Además existe otra clave de lectura complementaria de la personalidad del Santo Padre que no puede ser dejada a un lado: el nombre que eligió, Benedicto. ¿Quién sino san Benito de Nursia encarna esa síntesis entre contemplación y acción que ofreció una válida respuesta a la gran crisis del tránsito entre el Imperio romano y lo que iba a convertirse en Europa? Hoy estamos atravesando otra larga transición histórica, culminada de manera trágica en Europa en el siglo XX y que tendrá un final aún no definido, pero que será sin duda global, no eurocéntrico.
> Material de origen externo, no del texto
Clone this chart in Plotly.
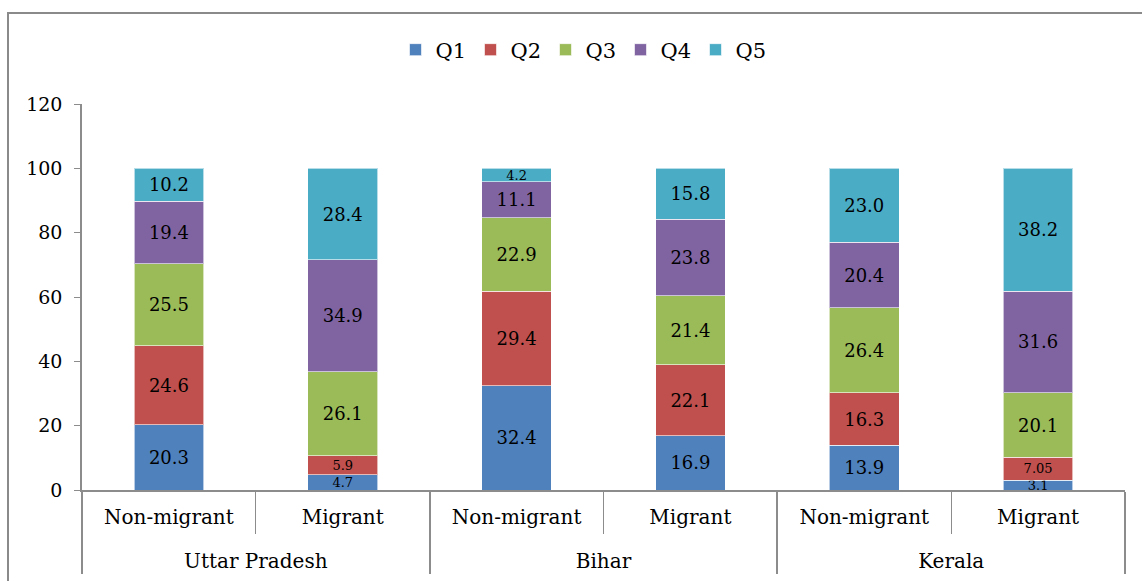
import plotly.graph_objects as go

states = ["Uttar Pradesh", "Uttar Pradesh", "Bihar", "Bihar", "Kerala", "Kerala"]
groups = ["Non-migrant", "Migrant", "Non-migrant", "Migrant", "Non-migrant", "Migrant"]

series_names = ["Q1", "Q2", "Q3", "Q4", "Q5"]
q1 = [20.3, 4.7, 32.4, 16.9, 13.9, 3.1]
q2 = [24.6, 5.9, 29.4, 22.1, 16.3, 7.05]
q3 = [25.5, 26.1, 22.9, 21.4, 26.4, 20.1]
q4 = [19.4, 34.9, 11.1, 23.8, 20.4, 31.6]
q5 = [10.2, 28.4, 4.2, 15.8, 23.0, 38.2]
series_values = [q1, q2, q3, q4, q5]
colors = ["#4F81BD", "#C0504D", "#9BBB59", "#8064A2", "#4BACC6"]

y_ticks = [0, 20, 40, 60, 80, 100, 120]

FONT = "DejaVu Serif"
AXIS_COLOR = "#8c8c8c"

outer_labels = ["<br>" + s for s in states]

fig = go.Figure()
for name, vals, col in zip(series_names, series_values, colors):
    # slightly smaller labels in very thin segments so neighbours don't collide
    sizes = [13 if v < 8 else 18 for v in vals]
    fig.add_trace(go.Bar(
        name=name,
        x=[outer_labels, groups],
        y=vals,
        text=[str(v) for v in vals],
        textposition="inside",
        insidetextanchor="middle",
        constraintext="none",
        textangle=0,
        textfont=dict(family=FONT, size=sizes, color="black"),
        marker=dict(color=col, line=dict(color="rgba(255,255,255,0.6)", width=1)),
        hoverinfo="skip",
    ))

W, H = 1142, 581
ml, mr, mt, mb = 82, 17, 104, 91
pw = W - ml - mr
ph = H - mt - mb

fig.update_layout(
    width=W, height=H,
    margin=dict(l=ml, r=mr, t=mt, b=mb, autoexpand=False),
    barmode="stack",
    bargap=0.6,
    plot_bgcolor="white",
    paper_bgcolor="white",
    font=dict(family=FONT, size=20, color="black"),
    showlegend=True,
    legend=dict(
        orientation="h",
        traceorder="normal",
        x=(583 - ml) / pw, xanchor="center",
        y=(H - mb - 50) / ph, yanchor="middle",
        font=dict(family=FONT, size=21, color="black"),
        itemwidth=30,
        entrywidth=30,
        entrywidthmode="pixels",
        tracegroupgap=0,
    ),
    shapes=[dict(
        type="rect", xref="paper", yref="paper",
        x0=(8 - ml) / pw, x1=1.2,
        y0=-0.5, y1=(H - mb - 13) / ph,
        line=dict(color="#8a8a8a", width=2),
        fillcolor="rgba(0,0,0,0)",
        layer="below",
    )],
)

fig.update_yaxes(
    range=[0, 120],
    tickvals=y_ticks,
    showgrid=False,
    zeroline=False,
    showline=True,
    linecolor=AXIS_COLOR,
    linewidth=1.5,
    ticks="outside",
    ticklen=6,
    tickcolor=AXIS_COLOR,
    ticklabelstandoff=8,
    tickfont=dict(family=FONT, size=19, color="black"),
)
fig.update_xaxes(
    type="multicategory",
    showgrid=False,
    showline=True,
    linecolor=AXIS_COLOR,
    linewidth=1.5,
    ticks="outside",
    tickson="boundaries",
    ticklen=42,
    tickcolor=AXIS_COLOR,
    ticklabelstandoff=8,
    showdividers=True,
    dividercolor=AXIS_COLOR,
    dividerwidth=1.5,
    tickfont=dict(family=FONT, size=20, color="black"),
)

fig.write_html("out.html")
El Señor se vale de muchos de sus humildes y fieles servidores para guiar el destino de los hombres según su designio de salvación; entre estos hay gigantes como los pontífices Juan XXIII, Pablo VI y Juan Pablo II, pero también santos que vivieron con gran sencillez como la beata madre Teresa de Calcuta, santa Faustina Kowalska, san Pío de Pietrelcina. A ellos se unen innumerables “piedras vivas”, desconocidas para los hombres pero bien conocidas por Dios, que firmemente fundadas en Cristo edifican la humanidad nueva. En este contexto, al frente del timón de la barca de Pedro, después de que el papa Wojtyla la introdujera en el “vasto océano” del tercer milenio, Dios llamó el 19 de abril de 2005 a Joseph Ratzinger, humilde y valiente «servidor de la viña del Señor», como dijo recién elegido, dulce y fuerte «cooperador de la verdad», como reza su lema episcopal. Deseamos de corazón y rezamos para que los frutos de su pontificado sean realmente abundantes, pero ya ahora saboreamos sus primicias y por ello alabamos al Señor.